Put copperslip on hub of mine - just in case.

DTV primarily comes from continued wear on the disc caused by run-out.

I hope everybody would notice there was something wrong with the setup long before wear starts happening, after all , we’re all driver’s, on sports cars…
Pad material transfer happens as soon as you brak ethe first time. Now, uneven material transfer is the main cause of judderisng (and there are many many reasons why that can happen)

About coning, different thing: caliper and bracketry deformation (due to heat/force or setup).

But back to the initial thing here, I agree, coppaslip is a good practice to avoid binding.



(as they know they have to try and get the discs off again in 12 months time).

Mine come off and get checked/cleaned about once a month that’s why!

I hope everybody would notice there was something wrong with the setup long before wear starts happening, after all , we’re all driver’s, on sports cars…

Why? Until you actually start to get brake judder, unless you remove and measure the run out you would never know there was uneven wear.

Pad material transfer happens as soon as you brak ethe first time. Now, uneven material transfer is the main cause of judderisng (and there are many many reasons why that can happen)

Correct there are a number of reasons for judder and run-out causes it more than anything else, I’ll add that I’m talking generic and not specific to the Elise.

About coning, different thing: caliper and bracketry deformation (due to heat/force or setup).

Are you sure, most coning issues I have seen on cars are due to the disc starting to dish from the top-hat section, due to poor disc design not allowing for the working temperatures. This then leads to uneven wear etc.

Perhaps I should mention that I worked on brake disc design and some run-out and judder issues for the company I previously worked for.

Why? Until you actually start to get brake judder, unless you remove and measure the run out you would never know there was uneven wear.

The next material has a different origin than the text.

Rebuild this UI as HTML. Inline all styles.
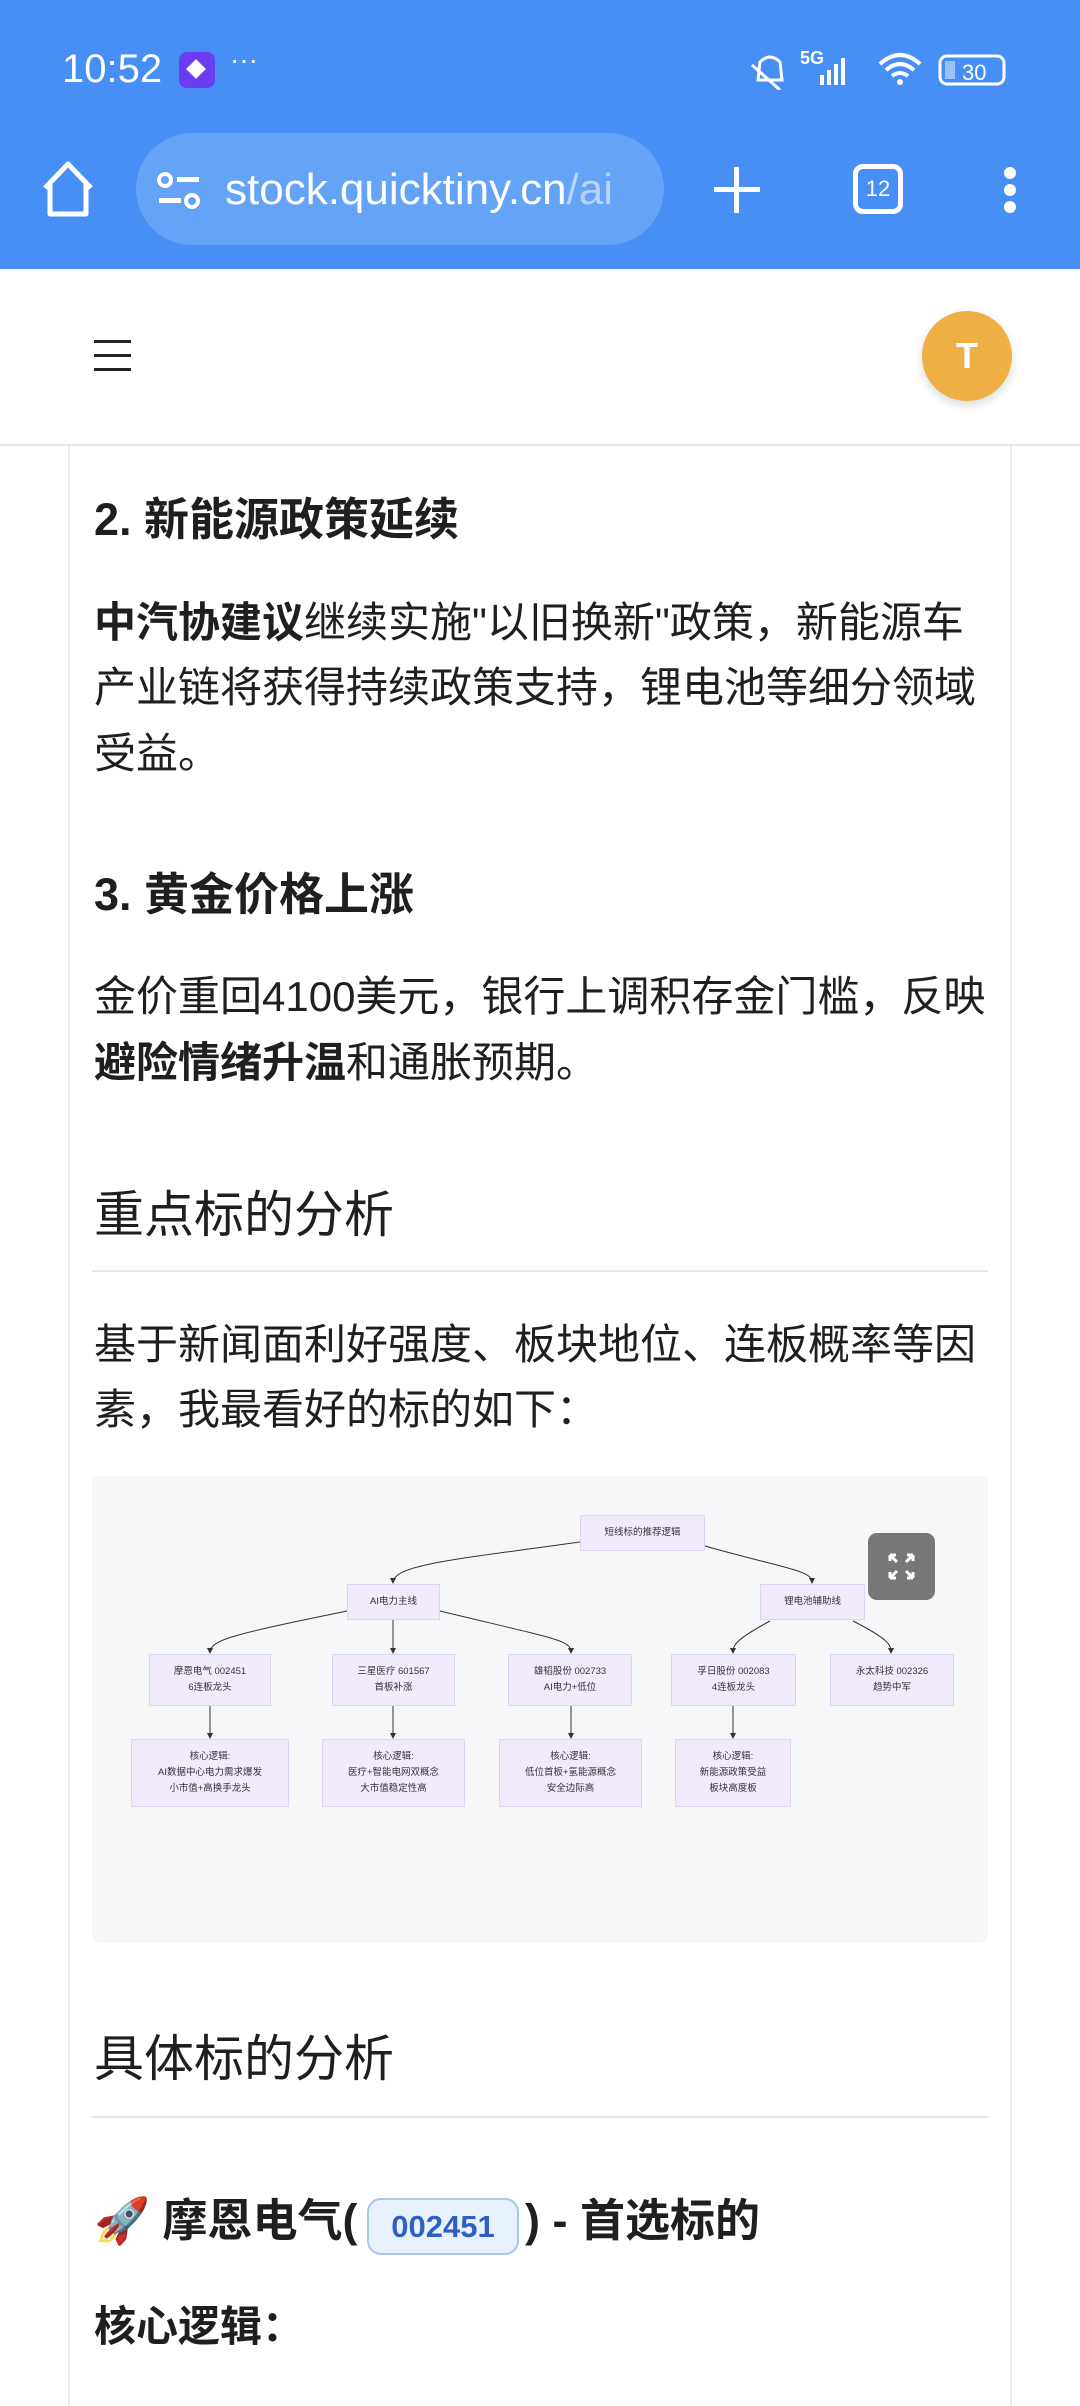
<!DOCTYPE html>
<html><head><meta charset="utf-8"><style>
*{margin:0;padding:0;box-sizing:border-box}
body{width:1080px;height:2400px;position:relative;background:#fff;font-family:"Liberation Sans","Noto Sans CJK SC",sans-serif;color:#1f1f1f;overflow:hidden}
.a{position:absolute;white-space:nowrap}
.t{position:absolute;white-space:nowrap;left:94px;font-size:42px;line-height:60px;transform:translateY(-30px)}
.h3{font-weight:bold;font-size:45px}
.h2{font-size:50px}
.hr{position:absolute;left:92px;width:896px;height:2px;background:#e6e6e6}
.n{position:absolute;background:#f1ebfc;border:1px solid #e0d4f5;font-size:9.5px;line-height:16px;text-align:center;color:#333;display:flex;flex-direction:column;justify-content:center;align-items:center}
</style></head><body>
<div class="a" style="left:0;top:0;width:1080px;height:269px;background:#478ff4"></div>
<div class="a" style="left:62px;top:46px;font-size:40px;color:#fff;line-height:46px">10:52</div>
<div class="a" style="left:179px;top:52px;width:36px;height:36px;background:#6b3cf0;border-radius:8px"></div>
<div class="a" style="left:189px;top:62px;width:14px;height:14px;background:#fff;transform:rotate(45deg)"></div>
<div class="a" style="left:230px;top:44px;font-size:28px;color:#fff">···</div>
<div class="a" style="left:800px;top:48px;font-size:18px;font-weight:bold;color:#fff">5G</div>
<svg class="a" style="left:750px;top:50px" width="260" height="40"><g fill="#fff"><rect x="70" y="25" width="4" height="10"/><rect x="77" y="20" width="4" height="15"/><rect x="84" y="14" width="4" height="21"/><rect x="91" y="8" width="4" height="27"/></g><path d="M2 15 L30 40 M10 12 Q20 2 30 12 L32 30 L8 30 Z" stroke="#fff" stroke-width="3" fill="none"/><path d="M130 14 Q150 -4 170 14 M136 20 Q150 8 164 20 M142 26 Q150 20 158 26" stroke="#fff" stroke-width="4" fill="none"/><circle cx="150" cy="32" r="3" fill="#fff"/><rect x="190" y="6" width="64" height="28" rx="7" stroke="#fff" stroke-width="3" fill="none"/><rect x="195" y="11" width="10" height="18" fill="#9cc0f8"/><text x="212" y="30" font-size="22" fill="#fff" font-family="Liberation Sans">30</text></svg>
<svg class="a" style="left:40px;top:160px" width="56" height="60"><path d="M5 28 L28 4 L51 28 M10 24 V54 H46 V24" stroke="#fff" stroke-width="5" fill="none" stroke-linejoin="round"/></svg>
<div class="a" style="left:136px;top:133px;width:528px;height:112px;border-radius:56px;background:#64a3f6"></div>
<svg class="a" style="left:157px;top:172px" width="46" height="40"><circle cx="8" cy="8" r="6" stroke="#fff" stroke-width="4" fill="none"/><rect x="20" y="5" width="22" height="5" fill="#fff"/><rect x="2" y="26" width="22" height="5" fill="#fff"/><circle cx="35" cy="29" r="6" stroke="#fff" stroke-width="4" fill="none"/></svg>
<div class="a" style="left:225px;top:162px;font-size:44px;line-height:56px;color:#fff">stock.quicktiny.cn<span style="color:#b8d4fb">/ai</span></div>
<div class="a" style="left:714px;top:187px;width:46px;height:5px;background:#fff"></div>
<div class="a" style="left:734px;top:167px;width:5px;height:46px;background:#fff"></div>
<div class="a" style="left:853px;top:164px;width:50px;height:50px;border:5px solid #fff;border-radius:10px;color:#fff;font-size:22px;text-align:center;line-height:40px">12</div>
<div class="a" style="left:1004px;top:167px;width:12px;height:12px;border-radius:6px;background:#fff"></div>
<div class="a" style="left:1004px;top:184px;width:12px;height:12px;border-radius:6px;background:#fff"></div>
<div class="a" style="left:1004px;top:201px;width:12px;height:12px;border-radius:6px;background:#fff"></div>
<div class="a" style="left:0;top:444px;width:1080px;height:2px;background:#e6e6e6"></div>
<div class="a" style="left:94px;top:340px;width:37px;height:3px;background:#222"></div>
<div class="a" style="left:94px;top:354px;width:37px;height:3px;background:#222"></div>
<div class="a" style="left:94px;top:368px;width:37px;height:3px;background:#222"></div>
<div class="a" style="left:922px;top:311px;width:90px;height:90px;border-radius:45px;background:#eeb043;box-shadow:0 4px 10px rgba(0,0,0,.15);color:#fff;font-size:36px;font-weight:bold;text-align:center;line-height:90px">T</div>
<div class="a" style="left:68px;top:446px;width:2px;height:1960px;background:#ececec"></div>
<div class="a" style="left:1010px;top:446px;width:2px;height:1960px;background:#ececec"></div>

<div class="t h3" style="top:520px">2. 新能源政策延续</div>
<div class="t" style="top:623px"><b>中汽协建议</b>继续实施"以旧换新"政策，新能源车</div>
<div class="t" style="top:688px">产业链将获得持续政策支持，锂电池等细分领域</div>
<div class="t" style="top:754px">受益。</div>
<div class="t h3" style="top:895px">3. 黄金价格上涨</div>
<div class="t" style="top:997px">金价重回4100美元，银行上调积存金门槛，反映</div>
<div class="t" style="top:1063px"><b>避险情绪升温</b>和通胀预期。</div>
<div class="t h2" style="top:1215px">重点标的分析</div>
<div class="hr" style="top:1270px"></div>
<div class="t" style="top:1345px">基于新闻面利好强度、板块地位、连板概率等因</div>
<div class="t" style="top:1410px">素，我最看好的标的如下：</div>

<div class="a" style="left:92px;top:1476px;width:896px;height:467px;background:#f6f7f9;border-radius:8px"></div>
<svg class="a" style="left:0;top:0" width="1080" height="2400">
<defs><marker id="m" markerWidth="6" markerHeight="6" refX="5" refY="3" orient="auto"><path d="M0 0 L6 3 L0 6 Z" fill="#333"/></marker></defs>
<g stroke="#333" stroke-width="1" fill="none" marker-end="url(#m)">
<path d="M580 1542 C450 1560 393 1565 393 1583"/>
<path d="M705 1546 C790 1570 812 1570 812 1583"/>
<path d="M347 1611 C230 1635 210 1640 210 1653"/>
<path d="M393 1620 L393 1653"/>
<path d="M440 1611 C560 1640 571 1640 571 1653"/>
<path d="M770 1621 C735 1640 733 1645 733 1653"/>
<path d="M853 1621 C890 1640 891 1645 891 1653"/>
<path d="M210 1706 L210 1738"/><path d="M393 1706 L393 1738"/><path d="M571 1706 L571 1738"/><path d="M733 1706 L733 1738"/>
</g></svg>
<div class="n" style="left:580px;top:1515px;width:125px;height:36px">短线标的推荐逻辑</div>
<div class="n" style="left:347px;top:1584px;width:93px;height:36px">AI电力主线</div>
<div class="n" style="left:760px;top:1584px;width:105px;height:36px">锂电池辅助线</div>
<div class="n" style="left:149px;top:1654px;width:122px;height:52px"><div>摩恩电气 002451</div><div>6连板龙头</div></div>
<div class="n" style="left:332px;top:1654px;width:123px;height:52px"><div>三星医疗 601567</div><div>首板补涨</div></div>
<div class="n" style="left:508px;top:1654px;width:124px;height:52px"><div>雄韬股份 002733</div><div>AI电力+低位</div></div>
<div class="n" style="left:671px;top:1654px;width:125px;height:52px"><div>孚日股份 002083</div><div>4连板龙头</div></div>
<div class="n" style="left:830px;top:1654px;width:124px;height:52px"><div>永太科技 002326</div><div>趋势中军</div></div>
<div class="n" style="left:131px;top:1739px;width:158px;height:68px"><div>核心逻辑:</div><div>AI数据中心电力需求爆发</div><div>小市值+高换手龙头</div></div>
<div class="n" style="left:322px;top:1739px;width:143px;height:68px"><div>核心逻辑:</div><div>医疗+智能电网双概念</div><div>大市值稳定性高</div></div>
<div class="n" style="left:499px;top:1739px;width:143px;height:68px"><div>核心逻辑:</div><div>低位首板+氢能源概念</div><div>安全边际高</div></div>
<div class="n" style="left:675px;top:1739px;width:116px;height:68px"><div>核心逻辑:</div><div>新能源政策受益</div><div>板块高度板</div></div>
<div class="a" style="left:868px;top:1533px;width:67px;height:67px;background:#777;border-radius:9px"></div>
<svg class="a" style="left:868px;top:1533px" width="67" height="67"><g stroke="#fff" stroke-width="3" fill="none"><path d="M22 22 L29 29 M22 22 h6 M22 22 v6 M45 22 L38 29 M45 22 h-6 M45 22 v6 M22 45 L29 38 M22 45 h6 M22 45 v-6 M45 45 L38 38 M45 45 h-6 M45 45 v-6"/></g></svg>

<div class="t h2" style="top:2059px">具体标的分析</div>
<div class="hr" style="top:2116px"></div>
<div class="t h3" style="top:2221px">🚀 摩恩电气(</div>
<div class="a" style="left:367px;top:2198px;width:152px;height:57px;background:#e8f2fe;border:2px solid #a8c8ec;border-radius:14px;color:#2f5fc4;font-size:31px;font-weight:bold;text-align:center;line-height:53px">002451</div>
<div class="t h3" style="top:2221px;left:525px">) - 首选标的</div>
<div class="t h3" style="top:2327px;font-size:42px">核心逻辑：</div>
</body></html>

Because if you have runout you will feel it immediately as a slight vibration, longer pedal travel (due to the pads opening more) or a slight “wap-wap” at pitlane speeds.
So, there is no wear at this time, and you can correct it.
Now, if the driver is not able to feel this, he’s not in sync with his machine



Are you sure, most coning issues I have seen on cars are due to the disc starting to dish from the top-hat section, due to poor disc design not allowing for the working temperatures. This then leads to uneven wear etc.

You’re right, I was not considering other designs, as our car doesn’t have a top-hat (the S2 has a bit). In our case, coning is very unlikely (never heard of any on an Elise).
The major problem in our cars are depositions due to bad pad material, bedding in procedures and/or bad design (originals only). Some people experience overheating but there are solutions for these (I have found some, explained in other threads)

Have you had to apply your experience in any braking problems in yur Exige? I say this because you may not have had any braking problems on your Exige yet.